Anasazi beans are named after the Native American people who cultivated them. They are meaty, hearty beans that are perfect for stewing and long cooking. They mash into a creamy smooth paste and are great in chili or slow cooked with a ham bone.
They are also overpriced, taste and cook the same as pinto beans.

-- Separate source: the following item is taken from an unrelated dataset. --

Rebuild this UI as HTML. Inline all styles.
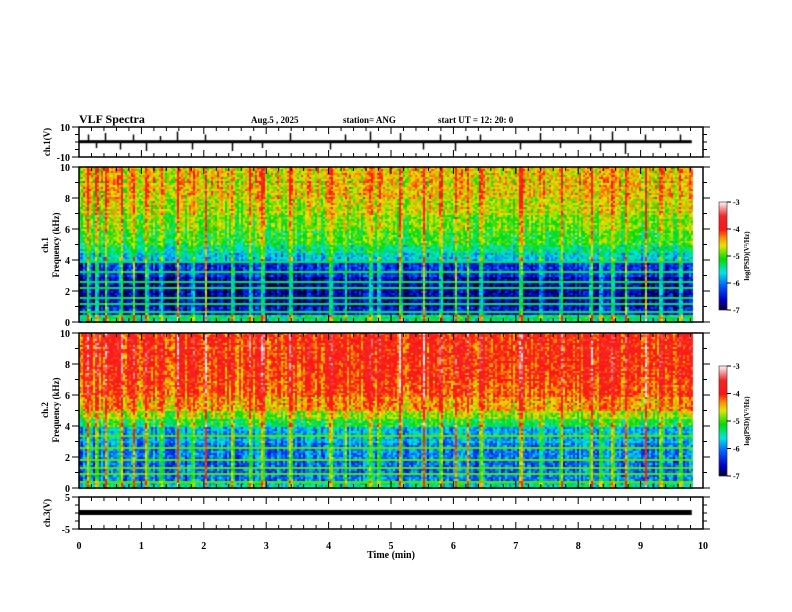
<!DOCTYPE html>
<html><head><meta charset="utf-8"><style>
body{margin:0;background:#fff;width:792px;height:612px;overflow:hidden;position:relative;font-family:"Liberation Serif",serif;}
svg,canvas{position:absolute;left:0;top:0}
</style></head><body>
<canvas id="cv" width="792" height="612"></canvas>
<svg id="sv" width="792" height="612" font-family="Liberation Serif, serif" font-weight="bold">
<text x="79" y="123" font-size="12">VLF Spectra</text>
<text x="251" y="123" font-size="9">Aug.5  , 2025</text>
<text x="343" y="123" font-size="9">station= ANG</text>
<text x="438" y="123" font-size="9">start  UT =   12: 20: 0</text>
<text x="391" y="558" font-size="10" text-anchor="middle">Time  (min)</text>
</svg>
<script>
// ---- data ----
const timeTicks=[0,1,2,3,4,5,6,7,8,9,10];
const freqTicks=[0,2,4,6,8,10];
const cbTicks=[-3,-4,-5,-6,-7];
const burstTimes=[0.14,0.27,0.42,0.66,0.87,1.07,1.30,1.57,1.81,2.02,2.45,2.74,2.93,3.38,4.02,4.26,4.66,4.79,5.14,5.51,5.79,6.03,6.22,6.43,7.07,7.39,7.71,8.19,8.35,8.54,8.75,9.07,9.31,9.63];
const burstStrength=[0.8,0.6,0.7,0.9,0.8,0.9,0.6,0.9,0.7,0.8,0.9,0.6,0.7,0.8,0.9,0.6,0.8,0.7,0.9,0.8,0.6,0.9,0.7,0.8,0.9,0.6,0.8,0.9,0.7,0.9,0.8,0.9,0.7,0.8];
const spikeAmp=[5,-4,6,-5,5,-6,4,7,-5,5,-6,4,-4,6,-5,5,7,-4,6,-5,5,-6,4,5,-5,6,-4,5,-6,7,-8,5,-4,5];
const freqBands=[0,0.5,1,2,3,4,4.5,5,6,7,8,10];
const ch1Level=[-5.4,-6.5,-6.7,-6.7,-6.4,-5.7,-5.4,-5.1,-4.9,-4.7,-4.55];
const ch2Level=[-5.5,-6.0,-6.1,-6.0,-5.8,-5.2,-4.8,-4.4,-4.15,-4.05,-4.0];
const lineFreqs1=[0.35,0.75,1.2,1.6,2.2,2.7,3.3,3.9];
const lineFreqs2=[0.5,1.0,1.3,1.9,2.6,3.4];
const ch3Value=0.3;
const tmax=9.82;
// ---- geometry ----
const X0=79,X1=703;
const P={w:[127,157],s1:[167,322],s2:[333,488],c3:[497,529]};
const xs=t=>X0+(X1-X0)*t/10;
const cv=document.getElementById('cv'),ctx=cv.getContext('2d');
const stops=[[-7,[0,0,40]],[-6.6,[0,0,200]],[-6.1,[0,90,255]],[-5.6,[0,230,230]],[-5.1,[0,220,0]],[-4.6,[230,230,0]],[-4.3,[255,140,0]],[-4.0,[255,20,20]],[-3.5,[240,40,40]],[-3,[255,240,240]]];
function cmap(v){v=Math.max(-7,Math.min(-3,v));for(let i=1;i<stops.length;i++){if(v<=stops[i][0]){const a=stops[i-1],b=stops[i],r=(v-a[0])/(b[0]-a[0]);return 'rgb('+a[1].map((c,k)=>Math.round(c+(b[1][k]-c)*r)).join(',')+')';}}return 'rgb(255,240,240)';}
function level(lv,f){for(let i=0;i<lv.length;i++)if(f<freqBands[i+1])return lv[i];return lv[lv.length-1];}
// deterministic texture (visual grain only)
function grain(i,j){const s=Math.sin(i*12.9898+j*78.233)*43758.5453;return (s-Math.floor(s))-0.5;}
function drawSpec(p,lv,lines,hi){
  const cw=2,rh=2;let ci=0;
  for(let x=X0;x<xs(tmax);x+=cw,ci++){
    const t=(x-X0)/(X1-X0)*10;let b=0;
    burstTimes.forEach((bt,i)=>{const d=(t-bt)/0.02;b+=burstStrength[i]*Math.exp(-d*d);});
    const colJ=grain(ci,7)*0.6;
    let ri=0;
    for(let y=p[0];y<p[1];y+=rh,ri++){
      const f=(p[1]-y)/(p[1]-p[0])*10;
      let v=level(lv,f)+b*(f<4.2?2.4:1.0)+grain(ci,ri)*0.7+colJ;
      if(f<4.2&&f>0.2){for(const lf of lines){if(Math.abs(f-lf)<0.07){v=Math.max(v,hi);}}}
      ctx.fillStyle=cmap(v);ctx.fillRect(x,y,cw,rh);
    }
  }
}
drawSpec(P.s1,ch1Level,lineFreqs1,-5.3);
drawSpec(P.s2,ch2Level,lineFreqs2,-4.9);
function cbar(y0,y1){for(let y=y0;y<y1;y++){ctx.fillStyle=cmap(-3-4*(y-y0)/(y1-y0));ctx.fillRect(719,y,8,1);}}
cbar(202,310);cbar(366,476);
// waveform
const wy=v=>142-v*15/10;
ctx.fillStyle='#000';ctx.fillRect(X0,wy(0.2)-1.5,xs(tmax)-X0,3);
ctx.strokeStyle='#000';ctx.lineWidth=1.5;
burstTimes.forEach((bt,i)=>{const x=Math.round(xs(bt))+0.5;ctx.beginPath();ctx.moveTo(x,wy(0.2));ctx.lineTo(x,wy(spikeAmp[i]));ctx.stroke();});
// ch3
ctx.fillRect(X0,Math.round(513-ch3Value*16/5)-2,xs(tmax)-X0,5);
// ---- svg frames ----
const sv=document.getElementById('sv'),NS='http://www.w3.org/2000/svg';
function el(tag,attrs,txt){const e=document.createElementNS(NS,tag);for(const k in attrs)e.setAttribute(k,attrs[k]);if(txt!==undefined)e.textContent=txt;sv.appendChild(e);return e;}
function frame(p,name,yt,ymin,ymax,yminor){
  const r=el('rect',{x:X0,y:p[0],width:X1-X0,height:p[1]-p[0],fill:'none',stroke:'#000','stroke-width':1.5});
  
  
  for(let i=0;i<=50;i++){const x=xs(i*0.2),L=i%5==0?7:4;
    el('line',{x1:x,x2:x,y1:p[0],y2:p[0]+L,stroke:'#000'});el('line',{x1:x,x2:x,y1:p[1],y2:p[1]-L,stroke:'#000'});}
  const yv=v=>p[1]-(p[1]-p[0])*(v-ymin)/(ymax-ymin);
  for(let v=ymin;v<=ymax+1e-6;v+=yminor){const y=yv(v),maj=yt.includes(v),L=maj?7:4;
    el('line',{x1:X0,x2:X0-L,y1:y,y2:y,stroke:'#000'});el('line',{x1:X1,x2:X1+L,y1:y,y2:y,stroke:'#000'});}
  yt.forEach(v=>{const t=el('text',{x:X0-9,y:yv(v)+4,'font-size':10,'text-anchor':'end'},String(v));
    
    });
}
frame(P.w,'ch1-waveform',[10,-10],-10,10,5);
frame(P.s1,'ch1-spectrum',freqTicks,0,10,1);
frame(P.s2,'ch2-spectrum',freqTicks,0,10,1);
frame(P.c3,'ch3-waveform',[5,-5],-5,5,2.5);
timeTicks.forEach(t=>{const e=el('text',{x:xs(t),y:549,'font-size':10,'text-anchor':'middle'},String(t));
  
  });
function vlab(x,y,txt,name,fs){const e=el('text',{x:x,y:y,'font-size':fs||9,'text-anchor':'middle',transform:'rotate(-90 '+x+' '+y+')'},txt);
  
  }
vlab(50,142,'ch.1(V)','ch1-y-title');
vlab(48,245,'ch.1','ch1-spec-y-title-1');vlab(59,245,'Frequency  (kHz)','ch1-spec-y-title-2');
vlab(48,410,'ch.2','ch2-spec-y-title-1');vlab(59,410,'Frequency  (kHz)','ch2-spec-y-title-2');
vlab(50,513,'ch.3(V)','ch3-y-title');
function cbax(y0,y1,name){
  const r=el('rect',{x:719,y:y0,width:8,height:y1-y0,fill:'none',stroke:'#000','stroke-width':0.5});
  
  
  cbTicks.forEach((v,i)=>{const y=y0+(y1-y0)*i/4;el('line',{x1:727,x2:731,y1:y,y2:y,stroke:'#000'});
    const t=el('text',{x:733,y:y+3,'font-size':8},String(v));
    
    });
  vlab(749,(y0+y1)/2,'log(PSD)(V\u00b2/Hz)','colorbar-title',7);
}
cbax(202,310,'ch1-colorbar');cbax(366,476,'ch2-colorbar');
</script>
</body></html>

Draw your own conclusions.
Stewed Anasazi Beans
- 1 lb Anasazi beans soaked in cold water overnight
- 1 dried Ancho chili torn into small pieces
- 1 ham hock (omit for vegetarian)
- 1 green bell pepper chopped into small dice
- 1 onion diced fine
- 2 tbsp chopped fresh cilantro
- 3-4 Roma tomatoes diced small
- 2 cups chicken stock + more if required
- 1 tbsp bacon fat
Cook beans covered in salted water with chili and ham hock until slightly undercooked and liquid is absorbed, about 1 1/2 hours. In a four-quart stock pot heat bacon fat (or vegetable oil) over medium high. Saute onion until golden, then add green pepper and cook until soft. Add beans, remaining cooking liquid, cilantro, tomatoes and chicken stock. Cut meat from ham hocks and return to beans. Simmer beans over medium low heat until thick and creamy, adding more stock if necessary, about an hour. Season with salt and pepper and serve over polenta or grits.